Like the food, the driving varied. Sometimes we zoomed along at superhighway speeds. Other times we found ourselves stuck behind farm tractors or wayward RVs that had blundered in off the interstate. But going slow was fine. We saw racehorses grazing in a field. We stopped to visit a dog standing near the road. We were in a timeless, green universe of rolling hills, small towns and roadside attractions.

In Northwood, New Hampshire, we stopped at an antique mart, which is usually pure torture for me. But this one was actually good. I found flintlock rifles, stacks of old Popular Mechanics magazines and scrapbooks from the Eisenhower era, filled with clippings about fighter planes and nuclear submarines. There was a globe that showed the Soviet Union , and stacks of vintage licence plates. (My favourite was New Hampshire, with its Live Free or Die slogan. The state still seemed to take the slogan to heart. Motorcyclists rode without helmets, and about half the drivers weren't wearing seatbelts - under state law, it's your choice if you're over 18.)
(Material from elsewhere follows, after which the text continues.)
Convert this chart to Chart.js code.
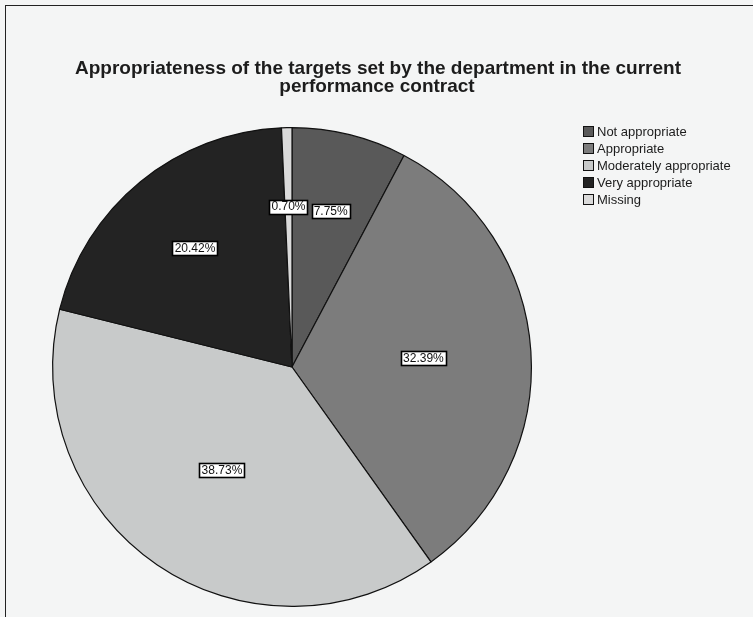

We were now five days into the trip. According to the odometer, we'd driven far enough to go to Toronto and halfway back again, but we were still more than 750 kilometres from home. Our back tracking had cost us, and the blue highway route was definitely longer. But we were getting there, and our sense of time had altered. We drank in each mile.

Outside Albany, we ran into a hot rod club that had gathered at a local drive-in. The parking lot was filled with beautifully restored muscle cars and custom-built machines. Among them was what appeared to be a 1934 Chevrolet that had been rebuilt by NASA - it had a late-model Corvette engine and suspension, digital electronics and the body was spacecraft-quality. The owner was John Demichele, who had spent years building his dream machine, assisted by his wife.

Few people work on their own car any more. People buy cars, and pay others to fix them. But Demichele and his friends showed that the spirit of Henry Ford lives on. In a world that is increasingly virtual, they work in metal and meet face to face. And by taking the back road, we had found them.

The next afternoon, we were at Harris Hill, N.Y.. You may not have heard of it, but it's sacred ground for glider pilots. I'd always wanted to fly here, but the timing never seemed to work out. This time, it did. I strapped into a sailplane and flew out over the green valley, air hissing over the wings. I noticed some roads beneath me that looked good. I landed, jumped in the car, and headed for them.

Toronto was only four hours away. If we hurried, we could be home that night. But there were new back roads to drive. My wife and I headed along the side of the mountain, found a turn, and took it.

Who knew where it would go? When would we get home? It didn't matter. We were on a different kind of trip this time.